**The task**
Filter the listing below, copying every line in which the word "that" appears.

──────────

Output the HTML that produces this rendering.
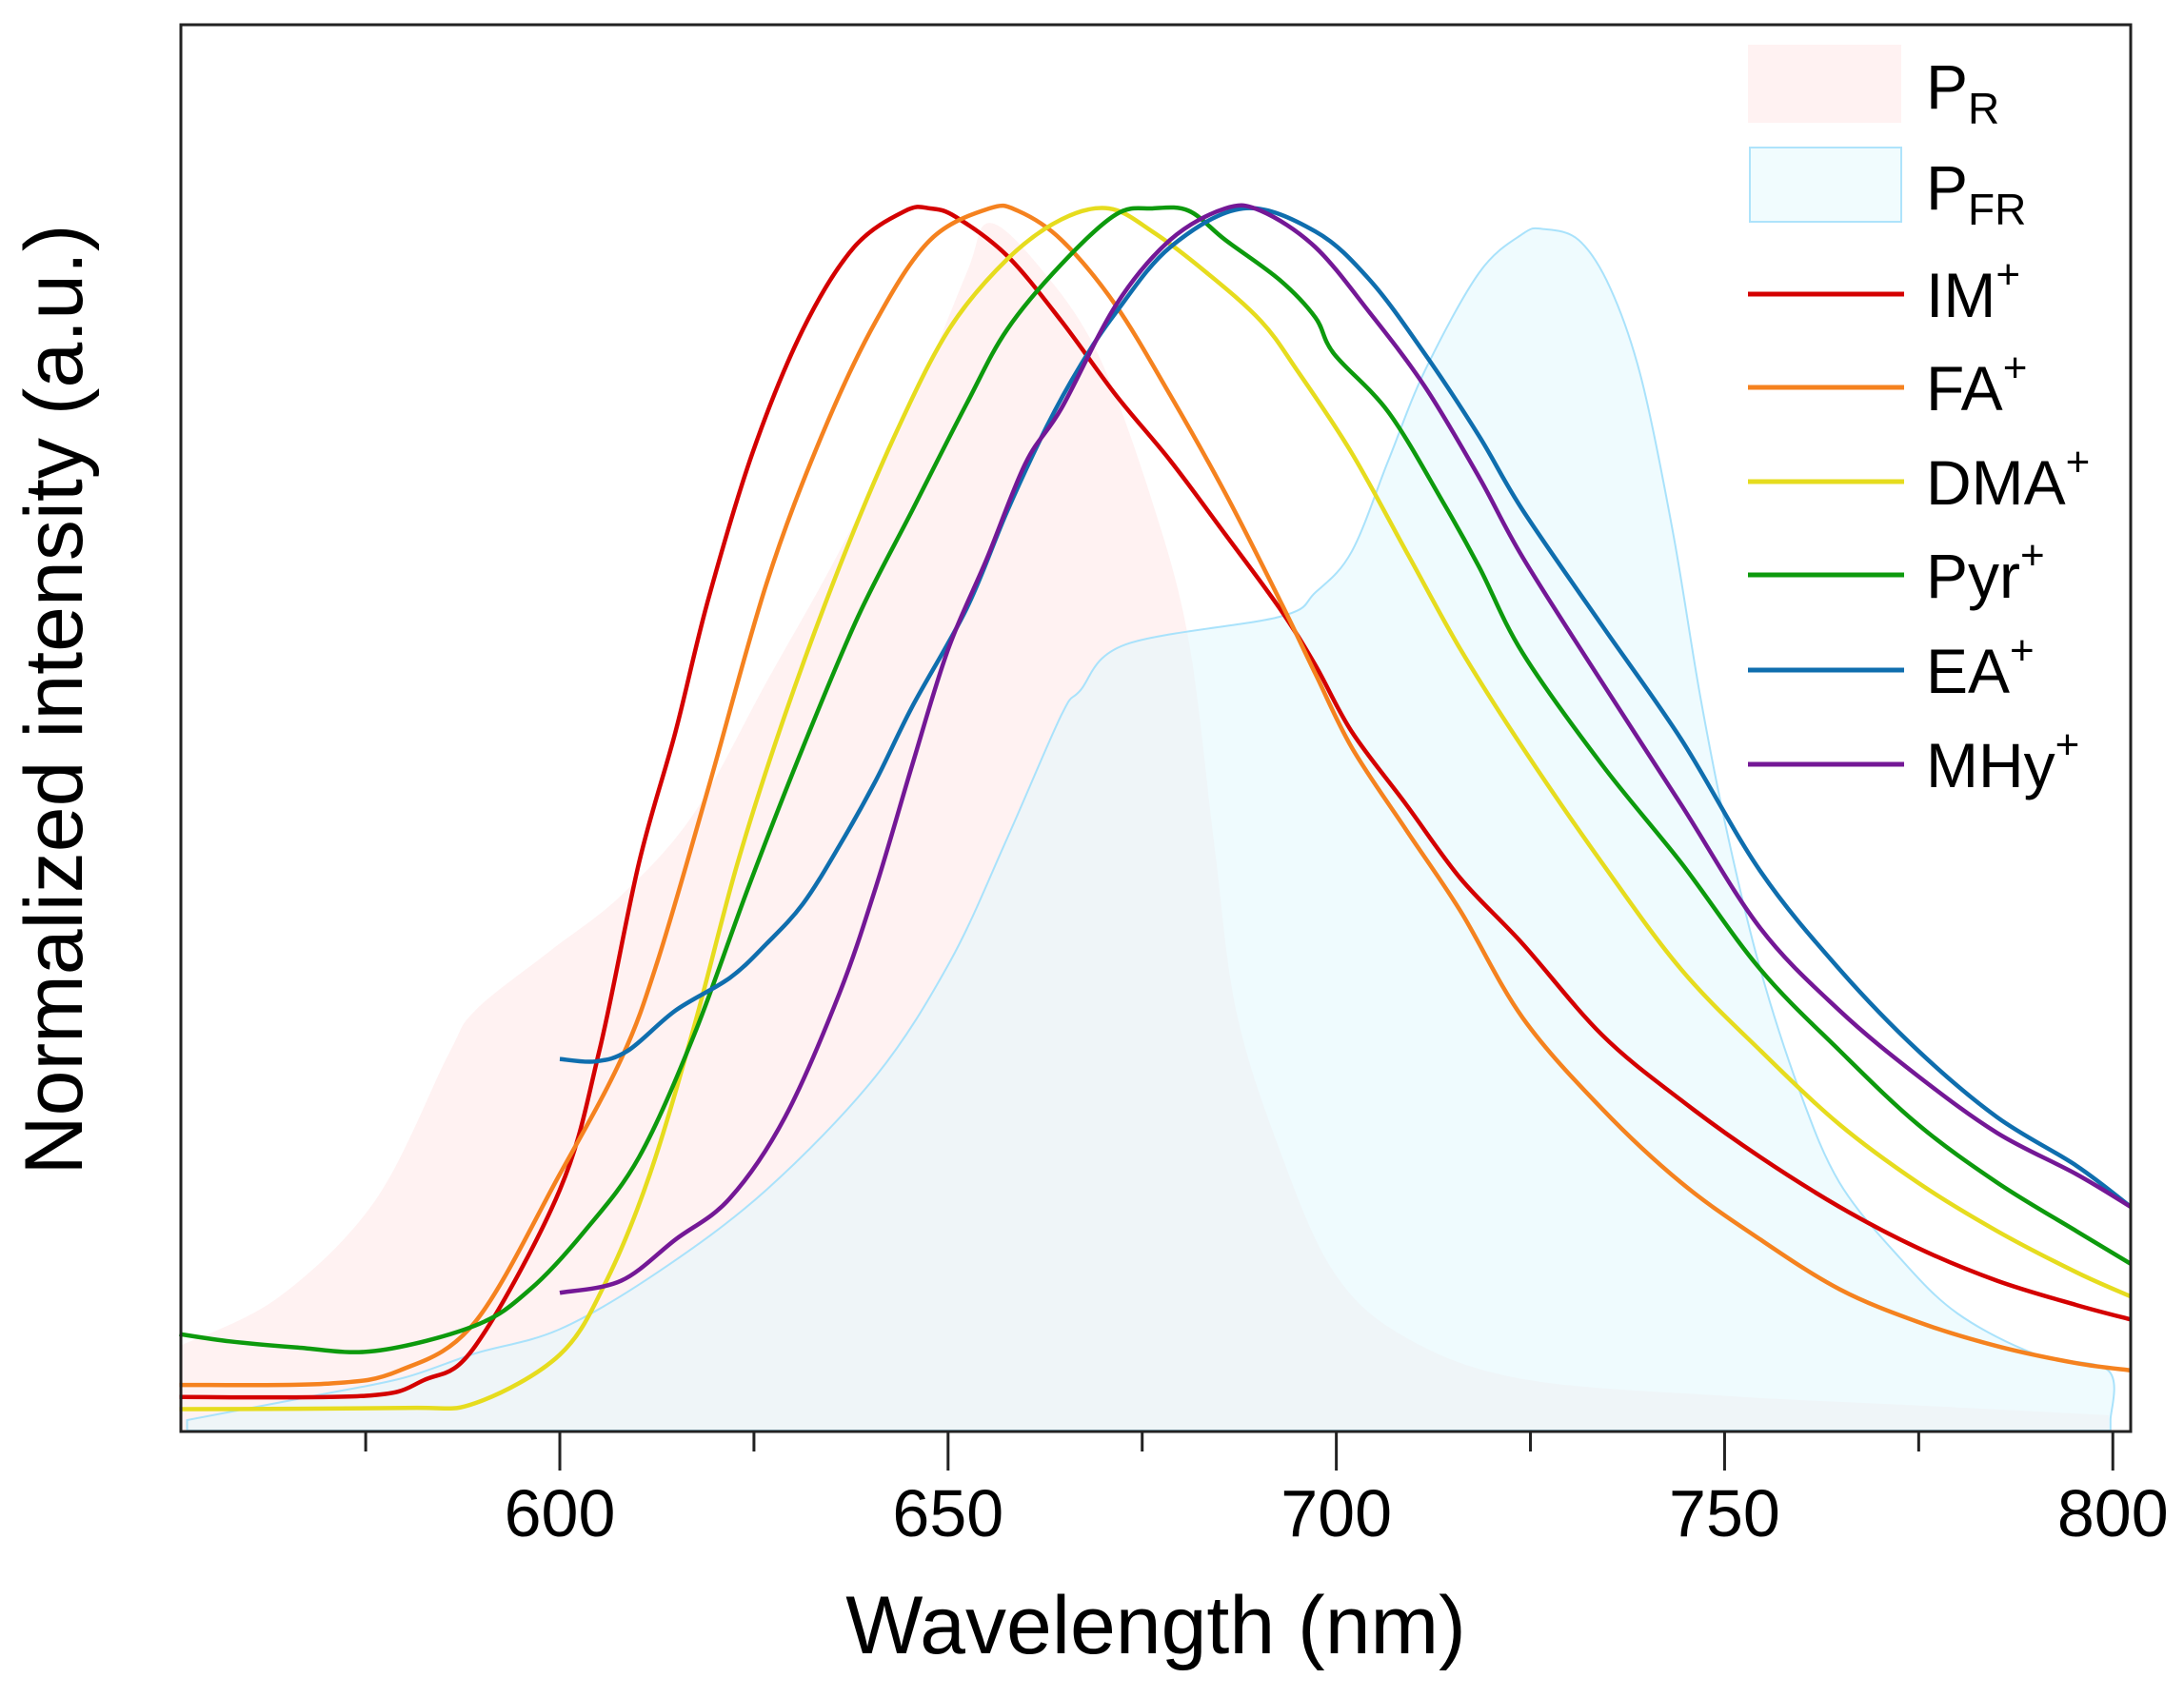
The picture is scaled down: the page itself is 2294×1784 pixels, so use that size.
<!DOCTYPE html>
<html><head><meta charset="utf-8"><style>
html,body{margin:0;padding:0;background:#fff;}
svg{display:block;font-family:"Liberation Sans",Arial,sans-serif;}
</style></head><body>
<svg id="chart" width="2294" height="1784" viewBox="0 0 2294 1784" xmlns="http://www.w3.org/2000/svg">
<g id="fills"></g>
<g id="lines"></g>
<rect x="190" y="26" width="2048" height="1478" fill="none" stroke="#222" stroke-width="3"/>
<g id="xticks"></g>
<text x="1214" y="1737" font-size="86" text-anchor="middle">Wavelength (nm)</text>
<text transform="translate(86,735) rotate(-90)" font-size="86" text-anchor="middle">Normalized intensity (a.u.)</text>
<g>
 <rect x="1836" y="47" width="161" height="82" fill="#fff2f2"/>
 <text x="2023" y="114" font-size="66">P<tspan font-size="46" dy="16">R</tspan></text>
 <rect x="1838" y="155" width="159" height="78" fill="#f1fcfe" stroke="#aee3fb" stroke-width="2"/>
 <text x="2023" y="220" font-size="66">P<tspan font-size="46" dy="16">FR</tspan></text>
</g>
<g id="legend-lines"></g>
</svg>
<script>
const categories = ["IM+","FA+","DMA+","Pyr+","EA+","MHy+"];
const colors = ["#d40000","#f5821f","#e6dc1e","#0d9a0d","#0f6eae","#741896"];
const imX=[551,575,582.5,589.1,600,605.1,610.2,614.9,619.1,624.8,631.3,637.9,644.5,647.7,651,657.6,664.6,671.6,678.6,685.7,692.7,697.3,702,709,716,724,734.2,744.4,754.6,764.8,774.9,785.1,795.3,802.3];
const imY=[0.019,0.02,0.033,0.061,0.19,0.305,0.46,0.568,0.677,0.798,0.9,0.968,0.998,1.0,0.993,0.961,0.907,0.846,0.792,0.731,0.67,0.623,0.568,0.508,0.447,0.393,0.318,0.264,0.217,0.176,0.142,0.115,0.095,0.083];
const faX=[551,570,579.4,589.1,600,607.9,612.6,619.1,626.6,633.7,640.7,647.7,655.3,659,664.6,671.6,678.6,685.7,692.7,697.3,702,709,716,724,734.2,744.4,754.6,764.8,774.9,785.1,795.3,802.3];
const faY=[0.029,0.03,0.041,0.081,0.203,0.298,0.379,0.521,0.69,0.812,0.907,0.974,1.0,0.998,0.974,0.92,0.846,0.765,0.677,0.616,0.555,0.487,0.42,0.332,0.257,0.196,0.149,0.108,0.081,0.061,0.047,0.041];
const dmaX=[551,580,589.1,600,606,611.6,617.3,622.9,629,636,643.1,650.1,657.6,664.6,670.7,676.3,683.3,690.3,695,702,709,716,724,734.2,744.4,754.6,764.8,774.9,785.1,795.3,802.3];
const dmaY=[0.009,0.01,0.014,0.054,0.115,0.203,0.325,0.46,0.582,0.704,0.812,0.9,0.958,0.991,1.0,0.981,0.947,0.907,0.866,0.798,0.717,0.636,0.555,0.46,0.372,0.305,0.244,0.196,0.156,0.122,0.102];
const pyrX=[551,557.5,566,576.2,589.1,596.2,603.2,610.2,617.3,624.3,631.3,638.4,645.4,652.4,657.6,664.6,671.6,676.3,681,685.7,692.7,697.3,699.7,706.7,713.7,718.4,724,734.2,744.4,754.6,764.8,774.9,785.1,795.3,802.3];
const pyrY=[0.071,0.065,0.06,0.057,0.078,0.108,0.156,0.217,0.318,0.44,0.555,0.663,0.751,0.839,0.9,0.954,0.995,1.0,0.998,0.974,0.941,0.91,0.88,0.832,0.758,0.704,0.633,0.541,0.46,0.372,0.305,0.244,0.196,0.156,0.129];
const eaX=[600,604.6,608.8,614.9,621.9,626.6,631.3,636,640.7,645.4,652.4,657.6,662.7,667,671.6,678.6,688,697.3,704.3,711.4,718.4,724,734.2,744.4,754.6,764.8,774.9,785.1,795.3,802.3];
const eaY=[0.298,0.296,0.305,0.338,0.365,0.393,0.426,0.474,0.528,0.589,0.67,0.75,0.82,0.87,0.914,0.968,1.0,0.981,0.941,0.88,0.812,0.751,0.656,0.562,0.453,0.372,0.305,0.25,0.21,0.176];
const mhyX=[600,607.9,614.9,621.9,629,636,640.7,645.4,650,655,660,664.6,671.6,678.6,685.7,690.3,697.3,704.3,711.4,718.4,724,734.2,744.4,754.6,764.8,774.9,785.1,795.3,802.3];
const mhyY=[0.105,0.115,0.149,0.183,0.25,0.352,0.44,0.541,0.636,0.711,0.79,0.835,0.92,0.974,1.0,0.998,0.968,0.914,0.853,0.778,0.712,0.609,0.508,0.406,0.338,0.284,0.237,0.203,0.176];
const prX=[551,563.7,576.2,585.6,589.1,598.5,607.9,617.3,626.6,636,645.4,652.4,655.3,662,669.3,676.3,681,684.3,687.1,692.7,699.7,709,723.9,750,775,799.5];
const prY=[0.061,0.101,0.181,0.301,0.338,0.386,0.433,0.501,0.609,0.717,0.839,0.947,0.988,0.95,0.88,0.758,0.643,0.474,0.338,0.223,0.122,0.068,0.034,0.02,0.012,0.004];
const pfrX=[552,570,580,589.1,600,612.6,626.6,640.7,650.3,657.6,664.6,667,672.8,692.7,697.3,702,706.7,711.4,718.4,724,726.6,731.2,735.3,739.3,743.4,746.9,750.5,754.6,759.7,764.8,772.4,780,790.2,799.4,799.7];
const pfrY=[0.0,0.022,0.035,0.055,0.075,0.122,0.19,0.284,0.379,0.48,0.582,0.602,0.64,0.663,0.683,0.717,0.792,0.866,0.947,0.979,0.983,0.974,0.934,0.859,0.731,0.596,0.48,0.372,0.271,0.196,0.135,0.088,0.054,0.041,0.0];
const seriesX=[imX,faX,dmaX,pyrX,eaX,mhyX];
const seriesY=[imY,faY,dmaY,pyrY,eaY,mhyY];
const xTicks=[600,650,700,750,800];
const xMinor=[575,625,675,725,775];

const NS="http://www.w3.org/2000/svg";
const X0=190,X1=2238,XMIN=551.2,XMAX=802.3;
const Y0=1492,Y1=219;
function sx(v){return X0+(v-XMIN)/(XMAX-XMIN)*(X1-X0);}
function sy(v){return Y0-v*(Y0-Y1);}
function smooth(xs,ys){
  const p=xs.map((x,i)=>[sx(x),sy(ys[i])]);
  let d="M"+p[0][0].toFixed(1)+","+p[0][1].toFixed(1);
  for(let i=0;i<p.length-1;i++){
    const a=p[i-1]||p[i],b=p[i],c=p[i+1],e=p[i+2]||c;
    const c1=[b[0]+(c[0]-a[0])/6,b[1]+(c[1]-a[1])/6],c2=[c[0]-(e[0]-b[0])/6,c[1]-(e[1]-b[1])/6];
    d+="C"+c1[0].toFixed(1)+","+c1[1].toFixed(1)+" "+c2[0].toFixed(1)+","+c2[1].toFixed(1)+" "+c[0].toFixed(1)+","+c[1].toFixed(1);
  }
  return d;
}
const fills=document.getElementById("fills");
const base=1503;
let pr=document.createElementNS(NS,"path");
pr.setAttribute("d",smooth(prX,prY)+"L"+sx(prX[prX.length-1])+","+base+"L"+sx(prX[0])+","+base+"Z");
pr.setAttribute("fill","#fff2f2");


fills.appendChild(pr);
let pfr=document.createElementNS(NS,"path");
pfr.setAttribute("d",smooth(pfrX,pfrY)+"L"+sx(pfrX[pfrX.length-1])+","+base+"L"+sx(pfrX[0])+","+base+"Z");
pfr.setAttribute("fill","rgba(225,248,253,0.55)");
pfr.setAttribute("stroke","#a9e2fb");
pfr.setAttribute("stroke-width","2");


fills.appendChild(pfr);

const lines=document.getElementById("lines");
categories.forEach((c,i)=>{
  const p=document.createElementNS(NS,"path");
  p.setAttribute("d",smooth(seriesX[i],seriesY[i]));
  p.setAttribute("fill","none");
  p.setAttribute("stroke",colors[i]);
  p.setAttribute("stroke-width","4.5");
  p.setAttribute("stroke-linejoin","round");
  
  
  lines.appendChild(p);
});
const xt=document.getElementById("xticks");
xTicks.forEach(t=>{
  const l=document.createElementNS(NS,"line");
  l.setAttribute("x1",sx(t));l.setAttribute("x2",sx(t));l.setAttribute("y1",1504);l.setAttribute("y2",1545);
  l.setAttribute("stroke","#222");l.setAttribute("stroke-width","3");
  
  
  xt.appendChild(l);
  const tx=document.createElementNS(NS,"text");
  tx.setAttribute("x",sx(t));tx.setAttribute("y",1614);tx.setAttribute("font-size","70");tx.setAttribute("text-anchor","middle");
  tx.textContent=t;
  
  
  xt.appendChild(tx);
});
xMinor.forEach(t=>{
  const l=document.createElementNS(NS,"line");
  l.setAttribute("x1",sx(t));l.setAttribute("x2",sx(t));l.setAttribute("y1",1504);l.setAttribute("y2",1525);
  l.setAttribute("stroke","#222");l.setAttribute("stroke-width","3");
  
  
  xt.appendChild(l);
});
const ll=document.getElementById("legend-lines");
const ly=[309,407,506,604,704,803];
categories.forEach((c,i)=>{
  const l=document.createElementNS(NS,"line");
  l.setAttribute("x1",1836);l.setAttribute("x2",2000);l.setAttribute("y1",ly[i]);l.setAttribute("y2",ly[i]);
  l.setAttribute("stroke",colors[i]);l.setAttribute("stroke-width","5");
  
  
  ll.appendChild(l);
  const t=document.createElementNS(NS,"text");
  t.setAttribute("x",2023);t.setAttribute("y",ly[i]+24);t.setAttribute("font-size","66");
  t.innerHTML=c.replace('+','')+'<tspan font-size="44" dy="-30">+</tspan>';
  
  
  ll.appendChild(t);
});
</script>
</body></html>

──────────

**Written response**
Output the HTML that produces this rendering.
The picture is scaled down: the page itself is 2294×1784 pixels, so use that size.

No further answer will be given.